Donald Trump’s obsession with a flashy new White House ballroom is landing exactly where most of his polling has been trending lately: underwater, unpopular, and not moving.

According to CNN data analyst Harry Enten, Americans are simply not buying it, and they haven’t changed their minds since October. The numbers are stubborn in a way that even Trump’s usual spin machine can’t quite dance around.

Enten broke it down bluntly on air: “This ballroom is, simply put, unpopular,”

The polling shows 56% of Americans oppose the project, while only 28% support it. That gap hasn’t budged in months — which, in polling terms, is basically a frozen lake.
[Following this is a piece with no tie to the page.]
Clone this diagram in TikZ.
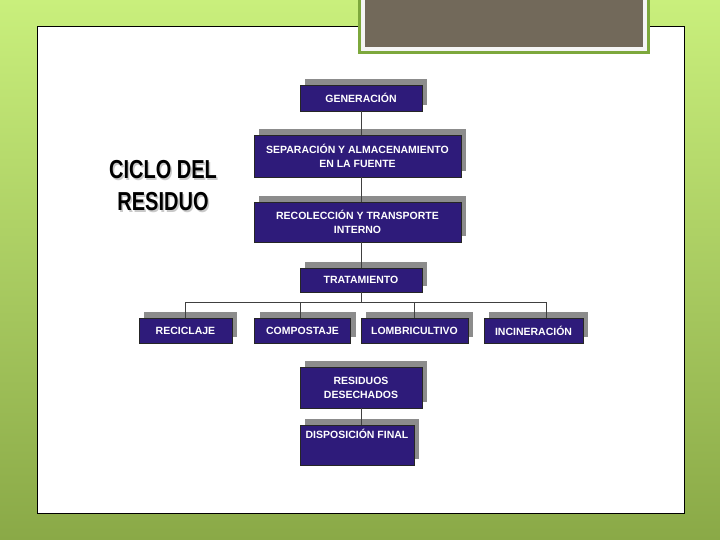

The proposal itself has already taken on a strange life of its own. Trump previously claimed the ballroom would be paid for through private donations, but now Senate Republicans are reportedly floating the idea of spending up to $1 billion in taxpayer money for security-related costs tied to the project.

Because of course a ballroom somehow comes with a billion-dollar security bill.

When asked to put the 28% support figure into context, Enten delivered one of those comparisons that makes you double-check reality.

“Americans who support or believe in ghosts: that comes in at 39%.” How about telepathy? That comes in at 29%. And the new White House ballroom comes in below both of those at 28%.”

In other words: ghosts are polling higher than Trump’s ballroom. So is telepathy. The ballroom is losing to paranormal beliefs and basic mind-reading fantasies.

Enten didn’t sugarcoat the takeaway:

“The bottom line is this new White House ballroom is most certainly not popular,” He added that more Americans believe Trump is focusing on the wrong priorities — a sentiment reflected in broader polling showing 67% of respondents say exactly that. The same percentage also disapproves of his handling of government spending, which makes the idea of a billion-dollar ballroom even harder to sell.

At this point, the ballroom isn’t just unpopular. It’s becoming a kind of metaphor for the disconnect between Washington ambition and public patience — a luxury project that most Americans didn’t ask for, don’t want, and apparently rank below ghosts on their list of believable things.